Cedar earned a Q in Excellent A JWW today with a 1st place. Also some nice parts of other runs but no other Q's. 

Robbie only had 1 walk of shame his 1st day but the rest of the weekend he was finishing courses with me..for him that is a good weekend.


----------



## Underpants Gnome (Oct 12, 2009)

Yay, congratulations Flyer and Debbie. It was nice meeting you on Saturday. I wish we had been there to see Flyer get his first place. He is such a beautiful dog and looks like a natural out there. I appreciate all of the advice you gave us. Maybe you will see Dudley and I out on an agility course soon. No doubt acting like the out of control poodle we saw on the agility course. 

Go Flyer!


----------



## debjen (Jan 4, 2010)

It was good to meet you and your husband. Hopefully we will be seing you and Dudley running before too long and I am sure he won't be out of control but if he is it is entertaining for everyone but you..*G*G*


----------



## Quossum (Mar 18, 2011)

Congrats! Always nice to make that transition from Open to Excellent, especially if you're showing multiple dogs. Good luck on getting to the B classes!

--Q


----------



## debjen (Jan 4, 2010)

Quossum said:


> Congrats! Always nice to make that transition from Open to Excellent, especially if you're showing multiple dogs. Good luck on getting to the B classes!
> 
> --Q


Thanks, I still have one left in Open Standard and I think he is there for life (he is also my oldest..go figure)..LOL..but now only have to walk 3 courses a day instead of 6..LOL..(unless of course we are doing FAST).


----------



## Quossum (Mar 18, 2011)

Shhh...don't tell anyone here or they won't want to sell me that spoo Agility prospect someday, but... my Corgi spent TWO YEARS in Open!

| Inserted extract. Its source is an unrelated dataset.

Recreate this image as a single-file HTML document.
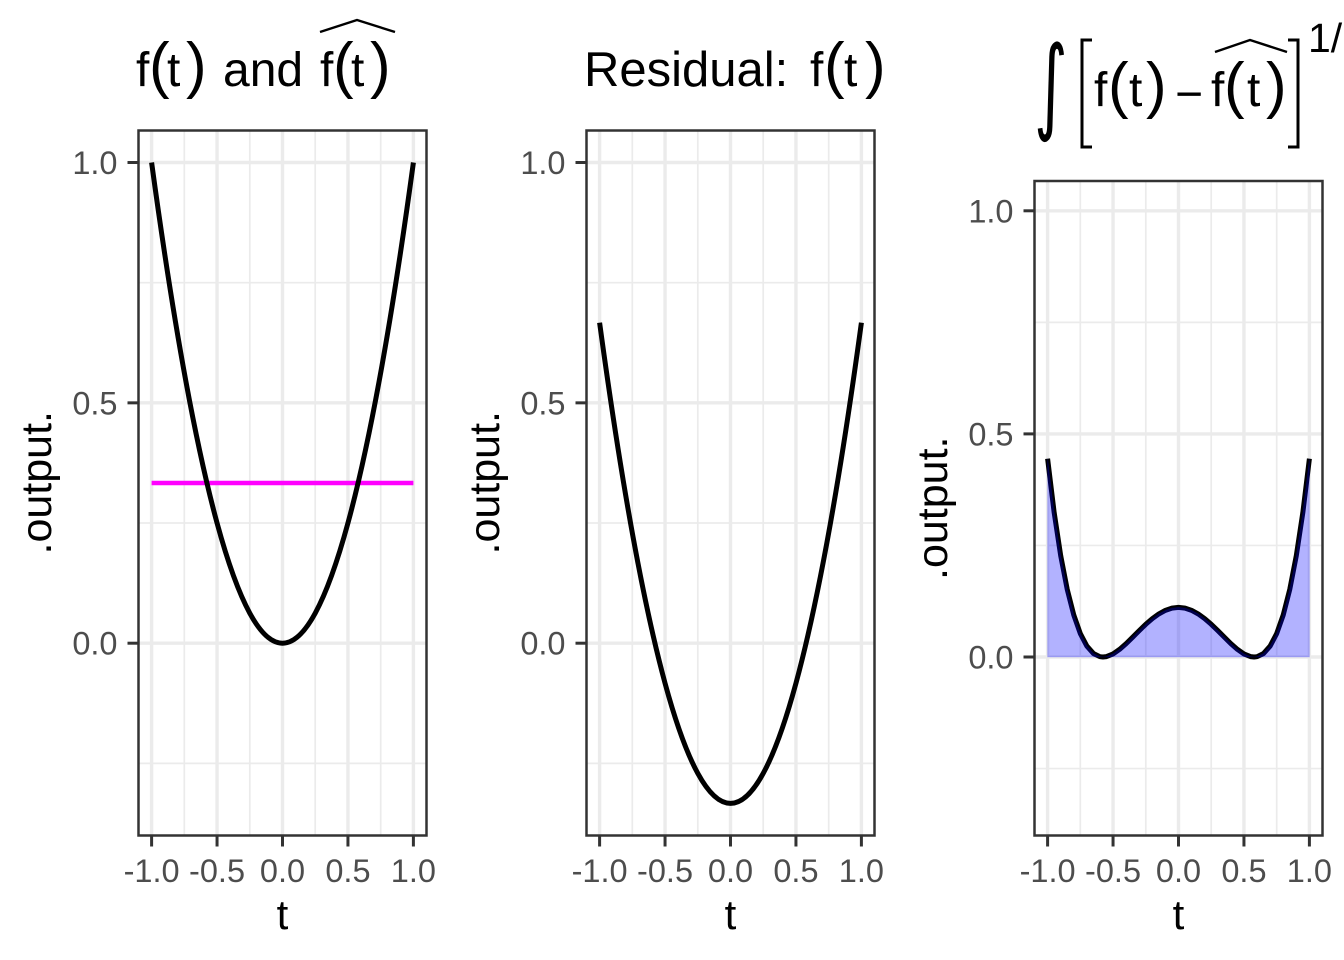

We did eventually make it to Excellent, but then didn't show for much longer after that. She's a great dog, but just didn't enjoy shows all that much. I retired her and am concentrating on my IG now.

--Q


----------



## debjen (Jan 4, 2010)

Quossum said:


> Shhh...don't tell anyone here or they won't want to sell me that spoo Agility prospect someday, but... my Corgi spent TWO YEARS in Open! We did eventually make it to Excellent, but then didn't show for much longer after that. She's a great dog, but just didn't enjoy shows all that much. I retired her and am concentrating on my IG now.
> 
> --Q


Heck Robbie spent 2 years in Novice..LOL..Of course I didn't trial as much back then either ... However he did give me my first excellent title ever in Excellent by getting his Excellent FAST..we like FAST..can make up our own courses and avoid the weave poles..LOL


----------



## spoospirit (Mar 10, 2009)

_Congratulations Deb! That's really exciting. You must put a lot of time into this._


----------



## debjen (Jan 4, 2010)

spoospirit said:


> _Congratulations Deb! That's really exciting. You must put a lot of time into this._


Thanks ..between taking and teaching classes and practice we are probably out at our agility arena 6 to 8 hours a week..it is my hobby and the boys and I enjoy it so it is fun.


----------